# [DATASET CONTENT]
_ _ _ _ _ _ _

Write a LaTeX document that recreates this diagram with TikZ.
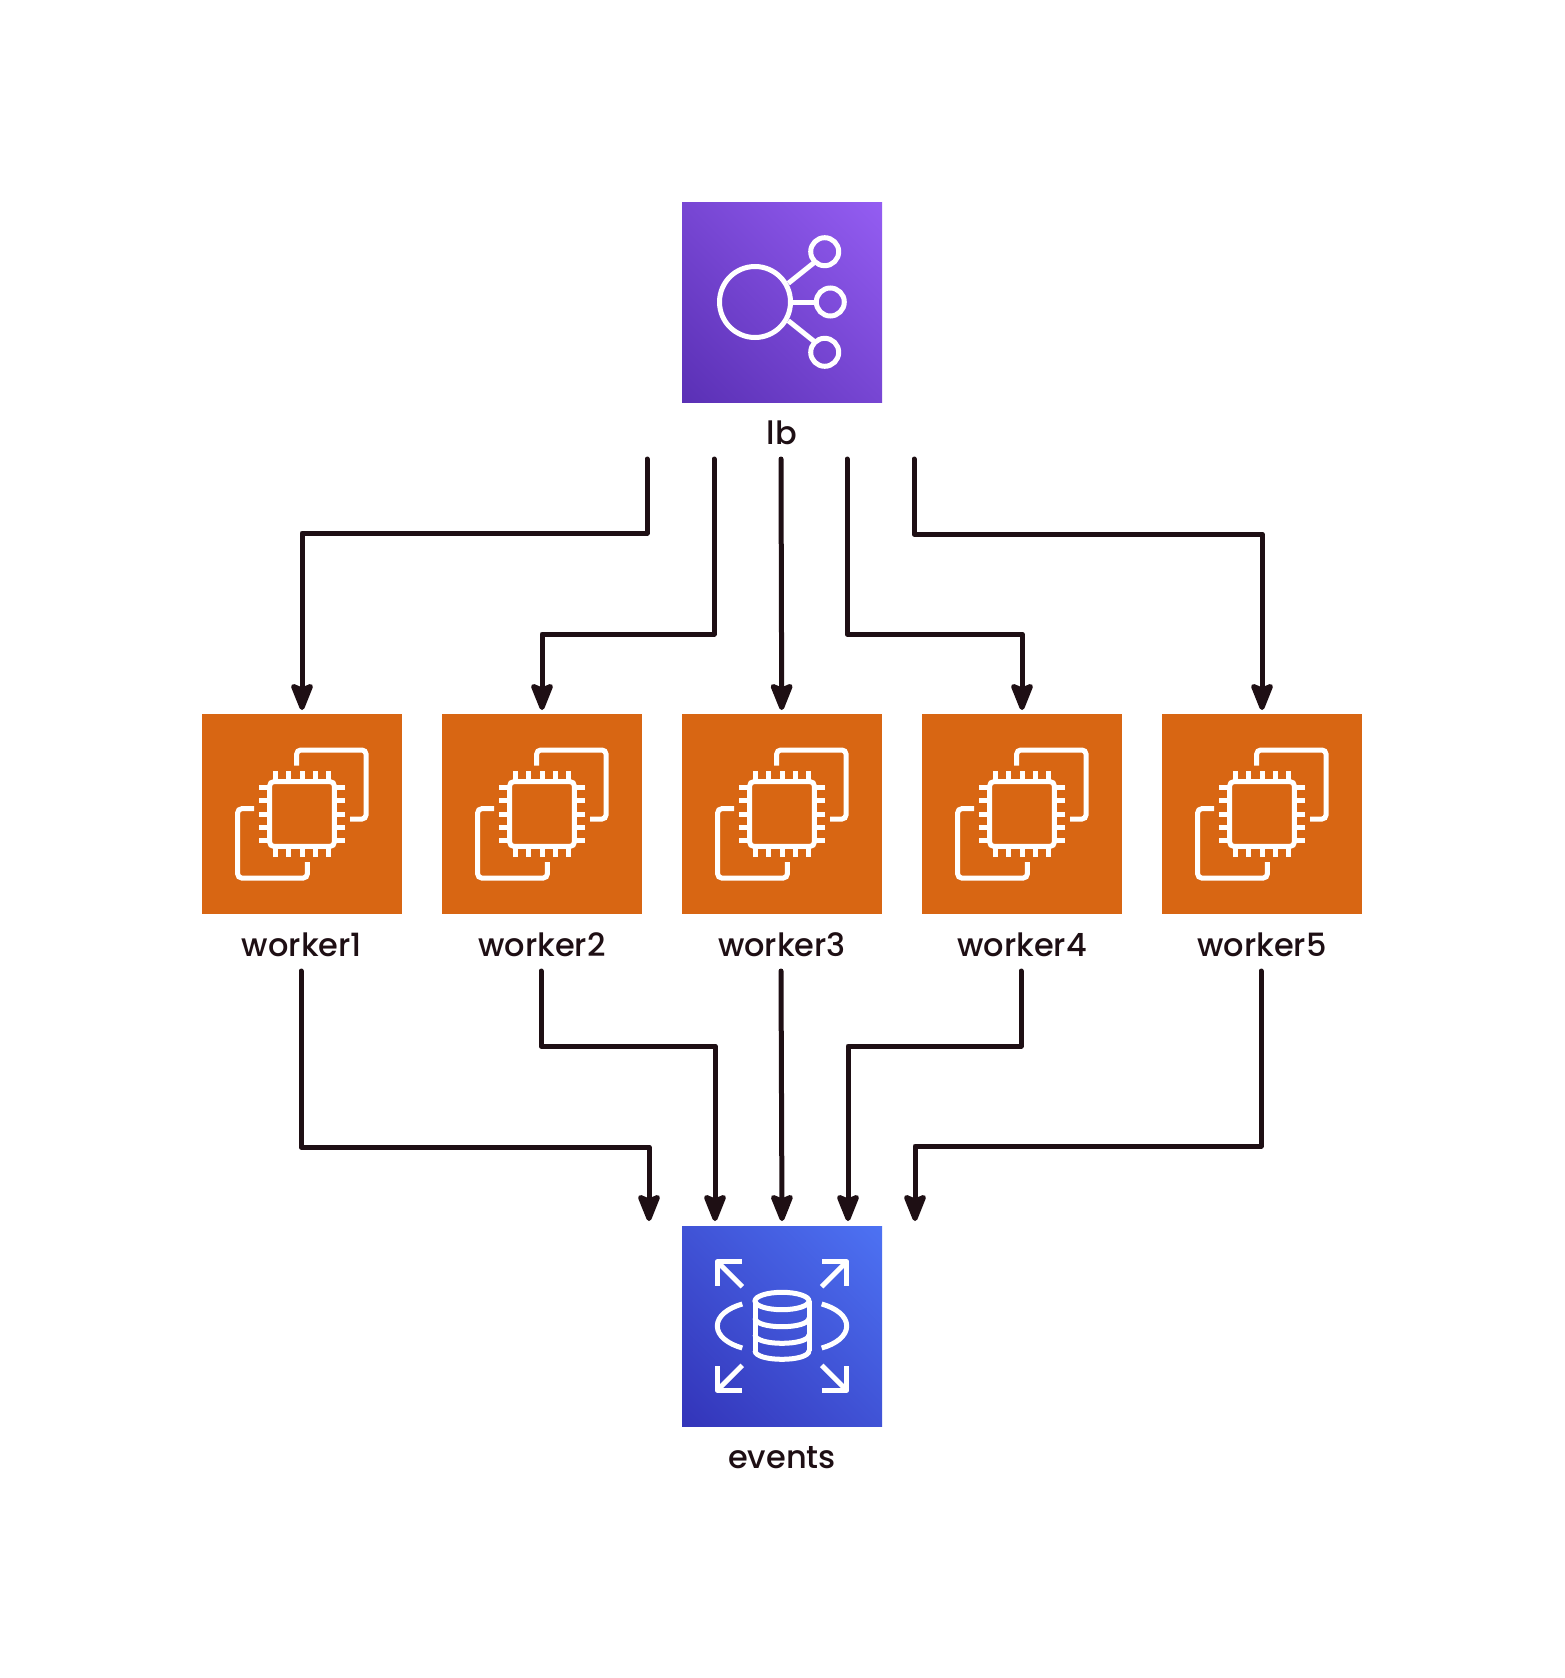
\documentclass[tikz,border=0pt]{standalone}
\usepackage{fontspec}
\setmainfont{Poppins Medium}
\usetikzlibrary{arrows.meta,shadings}

\definecolor{inkdark}{HTML}{1E0F14}
\definecolor{ectwo}{HTML}{D86613}
\definecolor{lblow}{HTML}{5A30B5}
\definecolor{lbmid}{HTML}{7746D3}
\definecolor{lbhigh}{HTML}{945DF2}
\definecolor{eventslow}{HTML}{3334B9}
\definecolor{eventsmid}{HTML}{4053D6}
\definecolor{eventshigh}{HTML}{4D72F3}

\tikzset{
  iconline/.style={draw=white,line width=5pt,fill=none},
  flow/.style={draw=inkdark,line width=5pt,line cap=round,line join=round,-{Stealth[length=32pt,width=25pt,inset=5pt,round]}},
  boxlabel/.style={text=inkdark,anchor=base,font=\fontsize{32}{32}\selectfont},
  lbbox/.style={minimum size=200pt,inner sep=0pt,outer sep=0pt,shade,
    lower left=lblow,upper right=lbhigh,upper left=lbmid,lower right=lbmid},
  workerbox/.style={minimum size=200pt,inner sep=0pt,outer sep=0pt,fill=ectwo},
  eventsbox/.style={minimum size=200pt,inner sep=0pt,outer sep=0pt,shade,
    lower left=eventslow,upper right=eventshigh,upper left=eventsmid,lower right=eventsmid},
  lbicon/.pic={
    \draw[iconline] (-27,0) circle [radius=35.5];
    \draw[iconline] (42.7,-50.3) circle [radius=14];
    \draw[iconline] (48.3,0) circle [radius=14];
    \draw[iconline] (42.7,50.3) circle [radius=14];
    \draw[iconline] (6.3,-18.7) -- (32,-39.3);
    \draw[iconline] (9,0) -- (34,0);
    \draw[iconline] (6.3,18.7) -- (32,39.3);
  },
  workericon/.pic={
    \draw[iconline,rounded corners=4pt] (-32.3,-32.3) rectangle (32.3,32.3);
    \draw[iconline] (-26.7,-43) -- (-26.7,-32) (-13.3,-43) -- (-13.3,-32) (0,-43) -- (0,-32) (13.3,-43) -- (13.3,-32) (26.7,-43) -- (26.7,-32);
    \draw[iconline] (-26.7,43) -- (-26.7,32) (-13.3,43) -- (-13.3,32) (0,43) -- (0,32) (13.3,43) -- (13.3,32) (26.7,43) -- (26.7,32);
    \draw[iconline] (-43,-26.7) -- (-32,-26.7) (-43,-13.3) -- (-32,-13.3) (-43,0) -- (-32,0) (-43,13.3) -- (-32,13.3) (-43,26.7) -- (-32,26.7);
    \draw[iconline] (43,-26.7) -- (32,-26.7) (43,-13.3) -- (32,-13.3) (43,0) -- (32,0) (43,13.3) -- (32,13.3) (43,26.7) -- (32,26.7);
    \draw[iconline,rounded corners=4pt] (-5.3,-48.3) -- (-5.3,-64) -- (64,-64) -- (64,5) -- (48,5);
    \draw[iconline,rounded corners=4pt] (-48,-5.3) -- (-64.3,-5.3) -- (-64.3,64) -- (5.3,64) -- (5.3,48);
  },
  eventsicon/.pic={
    \draw[iconline,line join=round] (-40,-64.3) -- (-64.7,-64.3) -- (-64.7,-40);
    \draw[iconline] (-64.7,-64.3) -- (-39.7,-39.3);
    \draw[iconline,line join=round] (40,-64.3) -- (64.7,-64.3) -- (64.7,-40);
    \draw[iconline] (64.7,-64.3) -- (39.7,-39.3);
    \draw[iconline,line join=round] (-40,64.3) -- (-64.7,64.3) -- (-64.7,40);
    \draw[iconline] (-64.7,64.3) -- (-39.7,39.3);
    \draw[iconline,line join=round] (40,64.3) -- (64.7,64.3) -- (64.7,40);
    \draw[iconline] (64.7,64.3) -- (39.7,39.3);
    \draw[iconline] (-39.7,-22) .. controls (-54,-18) and (-64.7,-10) .. (-64.7,0) .. controls (-64.7,10) and (-54,18) .. (-39.7,22);
    \draw[iconline] (39.7,-22) .. controls (54,-18) and (64.7,-10) .. (64.7,0) .. controls (64.7,10) and (54,18) .. (39.7,22);
    \draw[iconline] (0,-25) ellipse [x radius=27,y radius=8.7];
    \draw[iconline] (-27,-25) -- (-27,24.6) (27,-25) -- (27,24.6);
    \draw[iconline] (-27,-8) .. controls (-27,3.6) and (27,3.6) .. (27,-8);
    \draw[iconline] (-27,8.6) .. controls (-27,20.2) and (27,20.2) .. (27,8.6);
    \draw[iconline] (-27,24.6) .. controls (-27,36.2) and (27,36.2) .. (27,24.6);
  }
}

\begin{document}
\begin{tikzpicture}[x=1pt,y=-1pt]

        \useasboundingbox (0,0) rectangle (1564,1678);

        \node[lbbox] (lb) at (782,302) {};
        \node[workerbox] (worker1) at (302,814) {};
        \node[workerbox] (worker2) at (542,814) {};
        \node[workerbox] (worker3) at (782,814) {};
        \node[workerbox] (worker4) at (1022,814) {};
        \node[workerbox] (worker5) at (1262,814) {};
        \node[eventsbox] (events) at (782,1326) {};

        \pic at (lb) {lbicon};
        \pic at (worker1) {workericon};
        \pic at (worker2) {workericon};
        \pic at (worker3) {workericon};
        \pic at (worker4) {workericon};
        \pic at (worker5) {workericon};
        \pic at (events) {eventsicon};

        \node[boxlabel] (lblabel) at (782,444) {lb};
        \node[boxlabel] (worker1label) at (302,956) {worker1};
        \node[boxlabel] (worker2label) at (542,956) {worker2};
        \node[boxlabel] (worker3label) at (782,956) {worker3};
        \node[boxlabel] (worker4label) at (1022,956) {worker4};
        \node[boxlabel] (worker5label) at (1262,956) {worker5};
        \node[boxlabel] (eventslabel) at (782,1468) {events};

        % free ends under lb
        \coordinate (lbout1) at (647,459);
        \coordinate (lbout2) at (714,459);
        \coordinate (lbout3) at (781,459);
        \coordinate (lbout4) at (847,459);
        \coordinate (lbout5) at (914,459);

        % free ends under the workers
        \coordinate (out1) at (301,971);
        \coordinate (out2) at (541,971);
        \coordinate (out3) at (781,971);
        \coordinate (out4) at (1021,971);
        \coordinate (out5) at (1261,971);

        % free ends over events
        \coordinate (in1) at (649,1221);
        \coordinate (in2) at (715,1221);
        \coordinate (in3) at (782,1221);
        \coordinate (in4) at (848,1221);
        \coordinate (in5) at (915,1221);

        \begin{scope}[shorten >=4pt]
          \draw[flow] (lbout1) -- ++(0,74) -| (worker1);
          \draw[flow] (lbout2) -- ++(0,175) -| (worker2);
          \draw[flow] (lbout3) -- (worker3);
          \draw[flow] (lbout4) -- ++(0,175) -| (worker4);
          \draw[flow] (lbout5) -- ++(0,75) -| (worker5);
        \end{scope}

        \draw[flow] (out1) -- ++(0,176) -| (in1);
        \draw[flow] (out2) -- ++(0,75) -| (in2);
        \draw[flow] (out3) -- (in3);
        \draw[flow] (out4) -- ++(0,75) -| (in4);
        \draw[flow] (out5) -- ++(0,175) -| (in5);

      \end{tikzpicture}
\end{document}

_ _ _ _ _ _ _

# [EXERCISE]
Reproduce the material above in full and without alteration, but skip all pictures.

# [COMPLETE RESPONSE]
Write a LaTeX document that recreates this diagram with TikZ.
\documentclass[tikz,border=0pt]{standalone}
\usepackage{fontspec}
\setmainfont{Poppins Medium}
\usetikzlibrary{arrows.meta,shadings}

\definecolor{inkdark}{HTML}{1E0F14}
\definecolor{ectwo}{HTML}{D86613}
\definecolor{lblow}{HTML}{5A30B5}
\definecolor{lbmid}{HTML}{7746D3}
\definecolor{lbhigh}{HTML}{945DF2}
\definecolor{eventslow}{HTML}{3334B9}
\definecolor{eventsmid}{HTML}{4053D6}
\definecolor{eventshigh}{HTML}{4D72F3}

\tikzset{
  iconline/.style={draw=white,line width=5pt,fill=none},
  flow/.style={draw=inkdark,line width=5pt,line cap=round,line join=round,-{Stealth[length=32pt,width=25pt,inset=5pt,round]}},
  boxlabel/.style={text=inkdark,anchor=base,font=\fontsize{32}{32}\selectfont},
  lbbox/.style={minimum size=200pt,inner sep=0pt,outer sep=0pt,shade,
    lower left=lblow,upper right=lbhigh,upper left=lbmid,lower right=lbmid},
  workerbox/.style={minimum size=200pt,inner sep=0pt,outer sep=0pt,fill=ectwo},
  eventsbox/.style={minimum size=200pt,inner sep=0pt,outer sep=0pt,shade,
    lower left=eventslow,upper right=eventshigh,upper left=eventsmid,lower right=eventsmid},
  lbicon/.pic={
    \draw[iconline] (-27,0) circle [radius=35.5];
    \draw[iconline] (42.7,-50.3) circle [radius=14];
    \draw[iconline] (48.3,0) circle [radius=14];
    \draw[iconline] (42.7,50.3) circle [radius=14];
    \draw[iconline] (6.3,-18.7) -- (32,-39.3);
    \draw[iconline] (9,0) -- (34,0);
    \draw[iconline] (6.3,18.7) -- (32,39.3);
  },
  workericon/.pic={
    \draw[iconline,rounded corners=4pt] (-32.3,-32.3) rectangle (32.3,32.3);
    \draw[iconline] (-26.7,-43) -- (-26.7,-32) (-13.3,-43) -- (-13.3,-32) (0,-43) -- (0,-32) (13.3,-43) -- (13.3,-32) (26.7,-43) -- (26.7,-32);
    \draw[iconline] (-26.7,43) -- (-26.7,32) (-13.3,43) -- (-13.3,32) (0,43) -- (0,32) (13.3,43) -- (13.3,32) (26.7,43) -- (26.7,32);
    \draw[iconline] (-43,-26.7) -- (-32,-26.7) (-43,-13.3) -- (-32,-13.3) (-43,0) -- (-32,0) (-43,13.3) -- (-32,13.3) (-43,26.7) -- (-32,26.7);
    \draw[iconline] (43,-26.7) -- (32,-26.7) (43,-13.3) -- (32,-13.3) (43,0) -- (32,0) (43,13.3) -- (32,13.3) (43,26.7) -- (32,26.7);
    \draw[iconline,rounded corners=4pt] (-5.3,-48.3) -- (-5.3,-64) -- (64,-64) -- (64,5) -- (48,5);
    \draw[iconline,rounded corners=4pt] (-48,-5.3) -- (-64.3,-5.3) -- (-64.3,64) -- (5.3,64) -- (5.3,48);
  },
  eventsicon/.pic={
    \draw[iconline,line join=round] (-40,-64.3) -- (-64.7,-64.3) -- (-64.7,-40);
    \draw[iconline] (-64.7,-64.3) -- (-39.7,-39.3);
    \draw[iconline,line join=round] (40,-64.3) -- (64.7,-64.3) -- (64.7,-40);
    \draw[iconline] (64.7,-64.3) -- (39.7,-39.3);
    \draw[iconline,line join=round] (-40,64.3) -- (-64.7,64.3) -- (-64.7,40);
    \draw[iconline] (-64.7,64.3) -- (-39.7,39.3);
    \draw[iconline,line join=round] (40,64.3) -- (64.7,64.3) -- (64.7,40);
    \draw[iconline] (64.7,64.3) -- (39.7,39.3);
    \draw[iconline] (-39.7,-22) .. controls (-54,-18) and (-64.7,-10) .. (-64.7,0) .. controls (-64.7,10) and (-54,18) .. (-39.7,22);
    \draw[iconline] (39.7,-22) .. controls (54,-18) and (64.7,-10) .. (64.7,0) .. controls (64.7,10) and (54,18) .. (39.7,22);
    \draw[iconline] (0,-25) ellipse [x radius=27,y radius=8.7];
    \draw[iconline] (-27,-25) -- (-27,24.6) (27,-25) -- (27,24.6);
    \draw[iconline] (-27,-8) .. controls (-27,3.6) and (27,3.6) .. (27,-8);
    \draw[iconline] (-27,8.6) .. controls (-27,20.2) and (27,20.2) .. (27,8.6);
    \draw[iconline] (-27,24.6) .. controls (-27,36.2) and (27,36.2) .. (27,24.6);
  }
}

\begin{document}
\begin{tikzpicture}[x=1pt,y=-1pt]

        \useasboundingbox (0,0) rectangle (1564,1678);

        \node[lbbox] (lb) at (782,302) {};
        \node[workerbox] (worker1) at (302,814) {};
        \node[workerbox] (worker2) at (542,814) {};
        \node[workerbox] (worker3) at (782,814) {};
        \node[workerbox] (worker4) at (1022,814) {};
        \node[workerbox] (worker5) at (1262,814) {};
        \node[eventsbox] (events) at (782,1326) {};

        \pic at (lb) {lbicon};
        \pic at (worker1) {workericon};
        \pic at (worker2) {workericon};
        \pic at (worker3) {workericon};
        \pic at (worker4) {workericon};
        \pic at (worker5) {workericon};
        \pic at (events) {eventsicon};

        \node[boxlabel] (lblabel) at (782,444) {lb};
        \node[boxlabel] (worker1label) at (302,956) {worker1};
        \node[boxlabel] (worker2label) at (542,956) {worker2};
        \node[boxlabel] (worker3label) at (782,956) {worker3};
        \node[boxlabel] (worker4label) at (1022,956) {worker4};
        \node[boxlabel] (worker5label) at (1262,956) {worker5};
        \node[boxlabel] (eventslabel) at (782,1468) {events};

        % free ends under lb
        \coordinate (lbout1) at (647,459);
        \coordinate (lbout2) at (714,459);
        \coordinate (lbout3) at (781,459);
        \coordinate (lbout4) at (847,459);
        \coordinate (lbout5) at (914,459);

        % free ends under the workers
        \coordinate (out1) at (301,971);
        \coordinate (out2) at (541,971);
        \coordinate (out3) at (781,971);
        \coordinate (out4) at (1021,971);
        \coordinate (out5) at (1261,971);

        % free ends over events
        \coordinate (in1) at (649,1221);
        \coordinate (in2) at (715,1221);
        \coordinate (in3) at (782,1221);
        \coordinate (in4) at (848,1221);
        \coordinate (in5) at (915,1221);

        \begin{scope}[shorten >=4pt]
          \draw[flow] (lbout1) -- ++(0,74) -| (worker1);
          \draw[flow] (lbout2) -- ++(0,175) -| (worker2);
          \draw[flow] (lbout3) -- (worker3);
          \draw[flow] (lbout4) -- ++(0,175) -| (worker4);
          \draw[flow] (lbout5) -- ++(0,75) -| (worker5);
        \end{scope}

        \draw[flow] (out1) -- ++(0,176) -| (in1);
        \draw[flow] (out2) -- ++(0,75) -| (in2);
        \draw[flow] (out3) -- (in3);
        \draw[flow] (out4) -- ++(0,75) -| (in4);
        \draw[flow] (out5) -- ++(0,175) -| (in5);

      \end{tikzpicture}
\end{document}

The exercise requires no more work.